Mariano Rivera was officially credited with a hold Tuesday, but I give him a save. As in, he saved the All-Star Game from being a real dud.

I’m a big fan of the MLB All-Star Game, for all its faults, and covering it is one of the highlights of my year (even though myself and a few colleagues who had the misfortune of sitting directly under the press-box air conditioning were the only ones battling frostbite amid a heat advisory in New York City). I believe that just the gathering of luminaries, along with the pageantry, by itself imbues the event with a certain level of charisma. As an example, if you’re a baseball fan I don’t think you can help but be stirred by the juxtaposition of legendary Met Tom Seaver throwing out the ceremonial first pitch, followed by the Mets legend-in-the-making (the tabloids are sure pushing for it) Matt Harvey taking the mound to start the game for the National League.*

*As an aside, Harvey and the Jimmy Fallon folks owe a nod to the Seahawks Richard Sherman for Harvey’s amusing segment on Monday in which he interviewed unsuspecting folks about Matt Harvey. The conceit, of course, is that they are unaware that Harvey himself is holding the microphone – a concept pulled off beautifully, months ago, by Sherman during the Super Bowl.

That said, it sure helps matters when the game itself is compelling. This one really wasn’t. Until Rivera’s memorable entrance in the eighth inning, there were just a few moments that stood out, and none that will be remembered much longer than the re-start of play on Friday*.

*Aside No. 2: I am now in favor of a slight restructuring of the All-Star schedule. This year, all teams are resuming play on Friday instead of the normal Thursday. That leaves the baseball stage pretty much dark for two days (unless you’re a big fan of the Triple-A All-Star Game tonight). Addressing the Baseball Writers Association of America meeting on Tuesday, Bud Selig was asked about moving the All-Star Game to Wednesday so that all the Sunday pitchers shut out of All-Star Game action could appear in the game. Selig downplayed the possibility, but it seems to me that MLB is diminishing its All-Star Game when numerous aces can’t throw in one of its showcase events. The list this year included Hisashi Iwakuma and Justin Verlander, while last year it was Felix Hernandez, among many others. This is not my idea, but I endorse it: Why not have the Futures Game on Monday, the Home Run Derby on Tuesday, and the All-Star Game on Wednesday? That would help give the Futures Game a more prominent showcase. It would still allow the highly rated Home Run Derby its spotlight. And then all the best pitchers would be available for the All-Star Game. MLB would have only one day, Thursday, without any exposure, and the length of the All-Star break wouldn’t be affected at all, except for the All-Stars themselves, who could deal with it, I’m sure.

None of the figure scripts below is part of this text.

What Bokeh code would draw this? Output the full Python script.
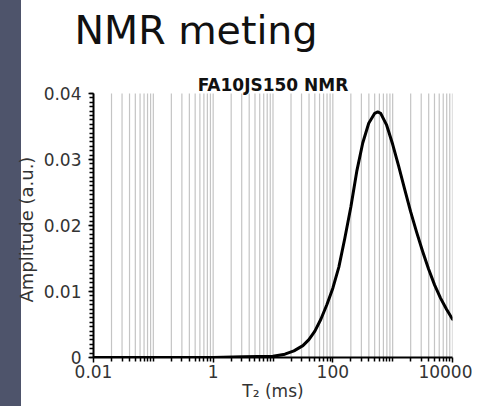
from bokeh.plotting import figure
from bokeh.models import (FixedTicker, SingleIntervalTicker, CustomJSTickFormatter,
                          Title, Label)
from bokeh.embed import file_html
from bokeh.resources import INLINE

# ---- data ----
t2_ms = [0.01, 0.1, 1, 3.16, 10, 15.8, 22.4, 31.6, 39.8, 50.1, 63.1, 79.4, 100,
         126, 158, 200, 251, 316, 398, 501, 562, 631, 794, 1000, 1259, 1585,
         1995, 2512, 3162, 3981, 5012, 6310, 7943, 10000]
amplitude = [0.0, 0.0, 0.0, 0.0001, 0.0002, 0.0005, 0.0010, 0.0018, 0.0027, 0.0040,
             0.0058, 0.0080, 0.0105, 0.0137, 0.0180, 0.0228, 0.0282, 0.0325, 0.0355,
             0.0370, 0.0372, 0.0370, 0.0352, 0.0323, 0.0290, 0.0255, 0.0221, 0.0190,
             0.0161, 0.0134, 0.0110, 0.0090, 0.0073, 0.0058]

x_major_ticks = [0.01, 1, 100, 10000]
x_grid_values = [m * 10.0 ** k for k in range(-2, 4) for m in range(1, 10)] + [10000]
x_minor_ticks = [v for v in x_grid_values if v not in x_major_ticks]
y_min, y_max = 0.0, 0.04

slide_title = "NMR meting"
chart_title = "FA10JS150 NMR"
y_label = "Amplitude (a.u.)"
x_label = "T\u2082 (ms)"

# ---- layout (pixels) ----
W, H = 472, 406
BAR_W = 21
LEFT, RIGHT, TOP, BOTTOM = 93, 20, 54, 49     # borders around the frame
PLOT_TOP_PX = 93                               # where y_max sits on the page
frame_h = H - TOP - BOTTOM
plot_h = H - BOTTOM - PLOT_TOP_PX
y_top = y_max * frame_h / plot_h               # frame extends above y_max for the chart title

p = figure(width=W, height=H, x_axis_type="log", x_range=(0.01, 10000),
           y_range=(y_min, y_top), output_backend="svg", toolbar_location=None,
           min_border_left=LEFT, min_border_right=RIGHT, min_border_top=TOP,
           min_border_bottom=BOTTOM,
           styles={"background": f"linear-gradient(to right, #4e546b 0px, #4e546b {BAR_W}px, "
                                 f"#ffffff {BAR_W}px, #ffffff 100%)"})
p.outline_line_color = None
p.background_fill_color = "white"
p.border_fill_color = None
p.xgrid.visible = False
p.ygrid.visible = False

# slide title
p.title.text = slide_title
p.title.align = "left"
p.title.offset = -19
p.title.vertical_align = "top"
p.title.standoff = 0
p.title.text_font = "DejaVu Sans"
p.title.text_font_style = "normal"
p.title.text_font_size = "39.5px"
p.title.text_color = "#111111"

# y label (left title)
p.add_layout(Title(text=y_label, align="left", offset=55, vertical_align="bottom",
                   standoff=7, text_font="DejaVu Sans", text_font_size="18px",
                   text_font_style="normal", text_color="#333333"), "left")

# vertical grid lines (only up to y_max)
p.segment(x0=x_grid_values, y0=[y_min] * len(x_grid_values),
          x1=x_grid_values, y1=[y_max] * len(x_grid_values),
          line_color="#c4c4c4", line_width=1.2)

# x axis
xa = p.xaxis[0]
xa.ticker = FixedTicker(ticks=x_major_ticks, minor_ticks=x_minor_ticks)
xa.formatter = CustomJSTickFormatter(code="return String(tick)")
xa.axis_line_color = "black"
xa.axis_line_width = 2
xa.major_tick_line_color = "black"
xa.minor_tick_line_color = "black"
xa.major_tick_line_width = 1.5
xa.minor_tick_line_width = 1.5
xa.major_tick_out = 5
xa.major_tick_in = 0
xa.minor_tick_out = 4
xa.minor_tick_in = 0
xa.major_label_standoff = 2
xa.major_label_text_font = "DejaVu Sans"
xa.major_label_text_font_size = "17px"
xa.major_label_text_color = "#333333"
xa.axis_label = x_label
xa.axis_label_text_font = "DejaVu Sans"
xa.axis_label_text_font_size = "17px"
xa.axis_label_text_font_style = "normal"
xa.axis_label_text_color = "#333333"
xa.axis_label_standoff = 0

# y axis
ya = p.yaxis[0]
ya.ticker = SingleIntervalTicker(interval=0.01, num_minor_ticks=15)
ya.formatter = CustomJSTickFormatter(code="return Math.abs(tick) < 1e-9 ? '0' : tick.toFixed(2)")
ya.bounds = (y_min, y_max)
ya.axis_line_color = "black"
ya.axis_line_width = 2
ya.major_tick_line_color = "black"
ya.minor_tick_line_color = "black"
ya.major_tick_line_width = 1.5
ya.minor_tick_line_width = 1.5
ya.major_tick_out = 5
ya.major_tick_in = 0
ya.minor_tick_out = 4
ya.minor_tick_in = 0
ya.major_label_standoff = 7
ya.axis_label_standoff = 0
ya.major_label_text_font = "DejaVu Sans"
ya.major_label_text_font_size = "17px"
ya.major_label_text_color = "#333333"

# curve
p.line(t2_ms, amplitude, line_color="black", line_width=3, line_join="round",
       line_cap="round")

# chart title, inside the (extended) frame just above y_max
p.add_layout(Label(x=10, y=y_max * (1 + 9 / plot_h), text=chart_title, text_align="center",
                   text_baseline="alphabetic", text_font="DejaVu Sans",
                   text_font_style="bold", text_font_size="17px", text_color="#111111"))

open("out.html", "w").write(file_html(p, INLINE))
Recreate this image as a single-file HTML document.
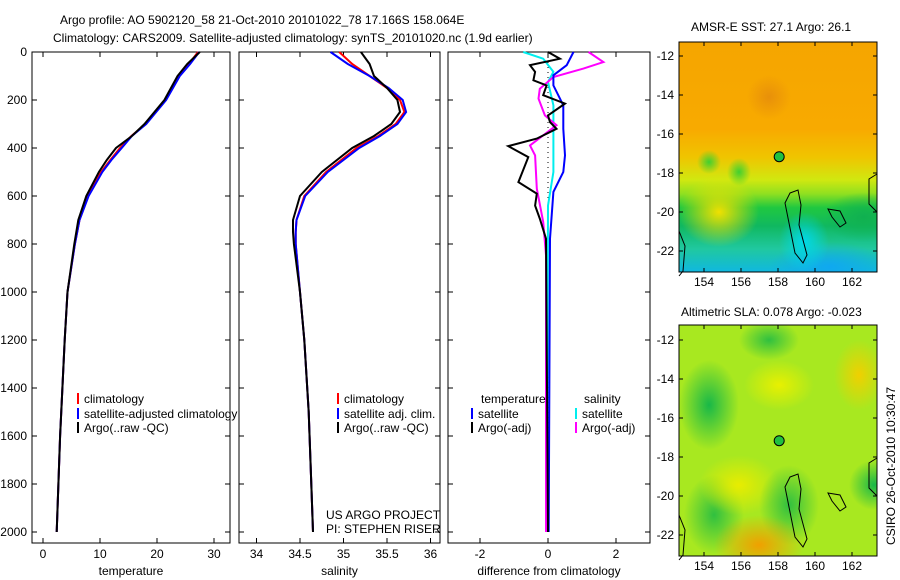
<!DOCTYPE html>
<html><head><meta charset="utf-8"><style>
body{margin:0;background:#fff;width:900px;height:580px;overflow:hidden;font-family:"Liberation Sans",sans-serif}
svg text{font-family:"Liberation Sans",sans-serif;font-size:12px;fill:#000}
.map{position:absolute;left:679px;width:198px;overflow:hidden}
</style></head><body>
<div class="map" style="top:42px;height:230px;background:
radial-gradient(ellipse 25px 30px at 125px 200px,#00d8e8,transparent),
radial-gradient(ellipse 60px 25px at 150px 225px,#10a8f0,transparent),
radial-gradient(ellipse 22px 22px at 90px 55px,#e8900a,transparent),
radial-gradient(ellipse 40px 35px at 40px 170px,#f0e000,transparent),
radial-gradient(ellipse 12px 12px at 30px 120px,#40d030,transparent),
radial-gradient(ellipse 12px 14px at 60px 130px,#40d030,transparent),
radial-gradient(ellipse 40px 25px at 185px 175px,#10b050,transparent),
linear-gradient(180deg,#f5a500 0%,#f8aa00 38%,#f0c400 50%,#d0e810 60%,#90e020 66%,#20c840 72%,#10b860 80%,#20c8a0 90%,#10b8e0 100%)"></div>
<div class="map" style="top:325px;height:231px;background:
radial-gradient(ellipse 30px 45px at 30px 80px,#18b848,transparent),
radial-gradient(ellipse 25px 25px at 195px 160px,#18b848,transparent),
radial-gradient(ellipse 25px 35px at 180px 50px,#f0d000,transparent),
radial-gradient(ellipse 45px 30px at 80px 220px,#f0a000,transparent),
radial-gradient(ellipse 30px 40px at 110px 180px,#30c040,transparent),
radial-gradient(ellipse 40px 30px at 60px 160px,#e8ec00,transparent),
radial-gradient(ellipse 30px 40px at 35px 190px,#30c040,transparent),
radial-gradient(ellipse 35px 25px at 100px 60px,#e8f000,transparent),
radial-gradient(ellipse 30px 20px at 90px 15px,#30c040,transparent),
#a8e820"></div>
<svg width="900" height="580" style="position:absolute;left:0;top:0" id="s">
<text x="60" y="24" font-size="13">Argo profile: AO 5902120_58 21-Oct-2010 20101022_78 17.166S 158.064E</text>
<text x="53" y="42" font-size="13">Climatology: CARS2009. Satellite-adjusted climatology: synTS_20101020.nc (1.9d earlier)</text>
<text x="691" y="31">AMSR-E SST: 27.1 Argo: 26.1</text>
<text x="681" y="316">Altimetric SLA: 0.078 Argo: -0.023</text>
<text transform="translate(895,545) rotate(-90)">CSIRO 26-Oct-2010 10:30:47</text>
<g id="g"></g>
</svg>
<script>
const depthsT=[0,50,100,200,300,350,400,450,500,600,700,800,1000,1200,1400,1600,1800,2000];
const argoT=[27.5,25.3,23.6,21.3,17.8,15.6,12.8,11.2,9.8,7.6,6.2,5.5,4.3,3.8,3.4,3.0,2.7,2.4];
const climT=[27.2,25.6,23.8,21.4,18,15.5,13.5,11.8,10.2,7.9,6.4,5.6,4.3,3.8,3.4,3.0,2.7,2.4];
const satT=[27.4,25.8,24,21.6,18.1,15.6,13.8,12,10.4,8,6.4,5.6,4.3,3.8,3.4,3.0,2.7,2.4];
const depthsS=[0,50,100,150,200,250,300,350,400,500,600,700,750,800,1000,1200,1500,1800,2000];
const argoS=[35.2,35.3,35.35,35.5,35.62,35.65,35.55,35.35,35.1,34.75,34.5,34.42,34.42,34.43,34.5,34.55,34.6,34.63,34.65];
const climS=[34.95,35.1,35.3,35.5,35.65,35.7,35.6,35.4,35.15,34.8,34.55,34.46,34.45,34.45,34.5,34.55,34.6,34.63,34.65];
const satS=[34.85,35.05,35.3,35.52,35.68,35.72,35.62,35.42,35.18,34.82,34.56,34.46,34.45,34.45,34.5,34.55,34.6,34.63,34.65];
const dA=[0,28,55,83,118,139,180,215,264,292,320,361,392,438,542,590,640,694,778,2000];
const argoTd=[0,0.35,-0.53,-0.38,-0.43,-0.04,-0.14,0.5,0,0.06,0.25,-0.33,-1.17,-0.58,-0.87,-0.33,-0.38,-0.24,-0.06,0];
const dB=[0,55,97,139,222,320,431,500,583,778,2000];
const satTd=[0.75,0.55,0.16,0.16,0.45,0.45,0.5,0.45,0.16,0.06,0.02];
const dM=[0,42,69,104,153,194,264,305,389,431,569,708,847,2000];
const argoSd=[1.19,1.63,1.04,0.16,-0.24,-0.28,-0.09,0.25,-0.53,-0.38,-0.33,-0.14,-0.06,-0.06];
const dC=[0,28,83,125,222,361,500,640,2000];
const satSd=[-0.73,-0.14,0.16,0,0.16,0.16,0.16,0,-0.03];
const yTicks=[0,200,400,600,800,1000,1200,1400,1600,1800,2000];
const ns="http://www.w3.org/2000/svg",g=document.getElementById('g');
const Y=d=>52+d*0.24;
function el(t,a){const e=document.createElementNS(ns,t);for(const k in a)e.setAttribute(k,a[k]);g.appendChild(e);return e;}
function txt(x,y,s,anc){const e=el('text',{x:x,y:y,'text-anchor':anc||'start'});e.textContent=s;return e;}
function panel(x0,x1,X,xt,lab,name){
 const r=el('rect',{x:x0,y:52,width:x1-x0,height:491,fill:'none',stroke:'#000'});
 
 xt.forEach(v=>{const x=X(v);el('line',{x1:x,x2:x,y1:543,y2:538,stroke:'#000'});el('line',{x1:x,x2:x,y1:52,y2:57,stroke:'#000'});const t=txt(x,558,String(v),'middle');});
 yTicks.forEach(d=>{el('line',{x1:x0,x2:x0+5,y1:Y(d),y2:Y(d),stroke:'#000'});el('line',{x1:x1,x2:x1-5,y1:Y(d),y2:Y(d),stroke:'#000'});});
 const t=txt((x0+x1)/2,575,lab,'middle');
}
function line(ds,vs,X,c,name,w){const p=ds.map((d,i)=>X(vs[i]).toFixed(1)+','+Y(d).toFixed(1)).join(' ');const e=el('polyline',{points:p,fill:'none',stroke:c,'stroke-width':w||2});

}
function leg(x,y,c,s,name){el('line',{x1:x,x2:x,y1:y-10,y2:y+1,stroke:c,'stroke-width':2});const t=txt(x+6,y,s);

}
const XT=v=>43+v*5.7;
panel(32,230,XT,[0,10,20,30],'temperature','temperature-panel');
yTicks.forEach(d=>{const t=txt(27,Y(d)+4,String(d),'end');});
line(depthsT,climT,XT,'#f00','temp-climatology-line');
line(depthsT,satT,XT,'#00f','temp-satellite-line');
line(depthsT,argoT,XT,'#000','temp-argo-line');
leg(78,403,'#f00','climatology','legend-climatology');leg(78,418,'#00f','satellite-adjusted climatology','legend-satellite');leg(78,432,'#000','Argo(..raw -QC)','legend-argo');
const XS=v=>300+(v-34.5)*87;
panel(239,440,XS,[34,34.5,35,35.5,36],'salinity','salinity-panel');
line(depthsS,climS,XS,'#f00','sal-climatology-line');
line(depthsS,satS,XS,'#00f','sal-satellite-line');
line(depthsS,argoS,XS,'#000','sal-argo-line');
leg(338,403,'#f00','climatology','legend-sal-climatology');leg(338,418,'#00f','satellite adj. clim.','legend-sal-satellite');leg(338,432,'#000','Argo(..raw -QC)','legend-sal-argo');
let t=txt(326,519,'US ARGO PROJECT');
t=txt(326,533,'PI: STEPHEN RISER');
const XD=v=>548+v*34;
panel(448,650,XD,[-2,0,2],'difference from climatology','diff-panel');
el('line',{x1:548,x2:548,y1:52,y2:532,stroke:'#000','stroke-dasharray':'1,4'});
line(dC,satSd,XD,'#0ee','sal-diff-satellite-line');
line(dM,argoSd,XD,'#f0f','sal-diff-argo-line');
line(dB,satTd,XD,'#00f','temp-diff-satellite-line');
line(dA,argoTd,XD,'#000','temp-diff-argo-line');
t=txt(481,403,'temperature');
t=txt(584,403,'salinity');
leg(472,418,'#00f','satellite','legend-diff-temp-sat');leg(472,432,'#000','Argo(-adj)','legend-diff-temp-argo');
leg(576,418,'#0ee','satellite','legend-diff-sal-sat');leg(576,432,'#f0f','Argo(-adj)','legend-diff-sal-argo');
const lonT=[154,156,158,160,162],latT=[-12,-14,-16,-18,-20,-22];
function mapAx(top,bot,lat0,name){
 el('rect',{x:679,y:top,width:198,height:bot-top,fill:'none',stroke:'#000'});
 lonT.forEach(v=>{const x=704+(v-154)*18.5;el('line',{x1:x,x2:x,y1:bot,y2:bot-4,stroke:'#000'});el('line',{x1:x,x2:x,y1:top,y2:top+4,stroke:'#000'});const e=txt(x,bot+14,String(v),'middle');});
 latT.forEach(v=>{const y=lat0+(-12-v)*19.5;el('line',{x1:679,x2:683,y1:y,y2:y,stroke:'#000'});el('line',{x1:877,x2:873,y1:y,y2:y,stroke:'#000'});const e=txt(674,y+4,String(v),'end');});
 const c=el('circle',{cx:704+4.064*18.5,cy:lat0+5.166*19.5,r:5,fill:'#20c040',stroke:'#000'});
 
 el('path',{d:`M${790},${lat0+137} l8,-3 l3,15 l-2,20 l8,30 l-4,8 l-8,-10 l-6,-30 l-4,-20z`,fill:'none',stroke:'#000'});
 el('path',{d:`M${828},${lat0+153} l12,2 l6,12 l-6,4 l-8,-10z`,fill:'none',stroke:'#000'});
 el('path',{d:`M${877},${lat0+118} l-8,5 l0,25 l8,8`,fill:'none',stroke:'#000'});
 el('path',{d:`M${679},${lat0+175} l6,15 l-2,25 l-4,5`,fill:'none',stroke:'#000'});
}
mapAx(42,272,56,'sst-map');mapAx(325,556,340,'sla-map');
</script>
</body></html>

Until Rivera happened, here were the highlights:

  • Harvey hitting Yankees star Robinson Cano on his quad with a 96 mph fastball in the first inning. I know I’m not the only one who (after cringing in sympathy for Cano’s obvious discomfort) flashed to Roger Clemens beaning Mike Piazza, and later throwing the broken bat in his direction during that bizarre World  Series incident. Maybe this was the Mets’ long-delayed retribution? All right, that was facetious (though it did come up, light-heartedly, in the press box). But for awhile it was not known if Cano – who had to leave the game – was seriously injured (apparently not, fortunately), so that added some tension. A few careers have been sidetracked by All-Star injuries (most notably Dizzy Dean and Ray Fosse), and it’s a good thing not to add Cano – who stands to cash in hugely as a free agent this off season – to the list. Cano said that he didn’t fault Harvey, who sought him out after the inning to say, “My bad.” Said Cano: “It’s just part of the game.”
  •  Manny Machado’s great play to rob Paul Goldschmidt. I think the immediate reaction was a bit overheated, perhaps because there hadn’t been anything else to latch onto. It was a very good play, but hardly Brooks Robinson personified. Nor even the best of Machado in the last week. But the seemingly effortless way he handled a tricky hop to his backhand, and gunned down Goldschmidt with the long throw, highlighted what a brilliant player this 20-year-old is. The future of the game is in good hands with Machado, Bryce Harper, Mike Trout and Jose Fernandez, all 21 or under, and other young stars like Harvey.
  •  My favorite non-Rivera moment was Prince Fielder’s triple in the ninth inning. Admit it – it’s always a kick to see the big guys lumbering around the bases. Only Fielder doesn’t lumber – he motors amazingly fast for a 280-pounder. When the ball scooted by the diving right-fielder, and Fielder turned on the jets as he neared first base, it was amazing to see his athleticism in action, capped by a thunderous dive into the bag.

One final word about the Rivera introduction. Initially, I thought Jim Leyland had blown it by not saving Rivera for the ninth inning. The AL had a 3-0 lead, and the most fitting All-Star conclusion for Rivera obviously would have been a save.

But the more I thought about it, the more I realized that Leyland did the exact right thing. He simply couldn’t take the chance that his relievers would blow the lead in the eighth. Can you imagine the embarrassment to baseball if the game had ended with Rivera never getting a sniff of the mound? It would have equaled the infamous tie in 2002. The only way to ensure the grandeur of Rivera’s entrance to an empty field was to have him come in at the beginning of an inning, and the only way to ensure he got that chance to do it was to have him come in in the eighth.

So Rivera got a hold, and not a save. The emotion surrounding his entrance, and reception, elevated this previously dull game to one that will always be remembered. And that’s a pretty nifty save, even for a guy who has more than 600 of them.